Boeing machinists had waited a long time for this showdown: It was their first actual contract renegotiation in 16 years. The previous contract, which expired on Sept. 12, was agreed to in 2008 after a 58-day strike. That was meant to be a four-year agreement, but it was extended by four years in 2011 and another eight years in 2013. The second extension came amid threats by Boeing to move production of its new 777X airliner out of Washington unless workers agreed to accept 1% raises every other year and give up their pension plan, replacing it with a 401(k). That extension passed by 51% on a re-vote, which was held while many workers were on vacation. So for 11 years, union members bided their time, watching the company pay out record executive pay and reward stockholders by spending billions on stock. Many put money away to prepare for a strike.

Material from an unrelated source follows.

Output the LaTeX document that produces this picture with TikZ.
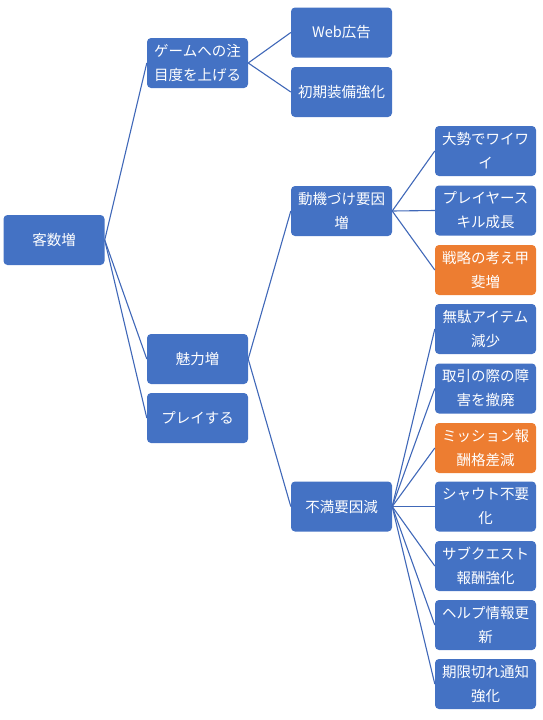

“If you’re prepared, you can do great things,” said Bryant, the president of Oregon-based District W24. “Everybody did their part — our negotiating committee, our strike captains, our stewards, our staff at the office handling phone calls. We could not have done what we did without each and every one of them…. It’s just a shining example what a union is really about.”
The deal was reached with the help of Acting U.S. Secretary of Labor Julie Su, who served as a mediator, shuttling between Boeing CEO Kelly Ortberg and the union bargaining team as they huddled in different rooms in the Department of Labor’s Seattle offices.
Bryant said he came to believe that was about the best deal Boeing was willing to give. The strike had been devastating Boeing financially, costing an estimated $1 billion a month. But Boeing top brass seemed to be girding for a long fight the week before the settlement. The company was able to line up commitments for up to $10 billion in additional credit, and sold additional shares on Wall Street, raising over $20 billion in capital.
“We’ve got to fight for everything,” said striker Sean Harrington. That’s what he was told by older coworkers when he started at Boeing in 2011 — that every few years, it’s necessary to strike if they want anything to improve. It’s a message Harrington says he’s tried to pass on to less senior workers.
The new collective bargaining agreement is retroactive to September 13, 2024 and will run through September 7, 2028.
Under the settlement, strikers were allowed to return to work as early as Nov. 6 or as late as Nov. 12.
“Frontline workers at Boeing have done their part to begin rebalancing the scales in favor of the middle class,” said Seattle District 751 leader Jon Holden in a press statement. “In doing so, we hope to inspire other workers in our industry and beyond to continue standing up for justice at work.”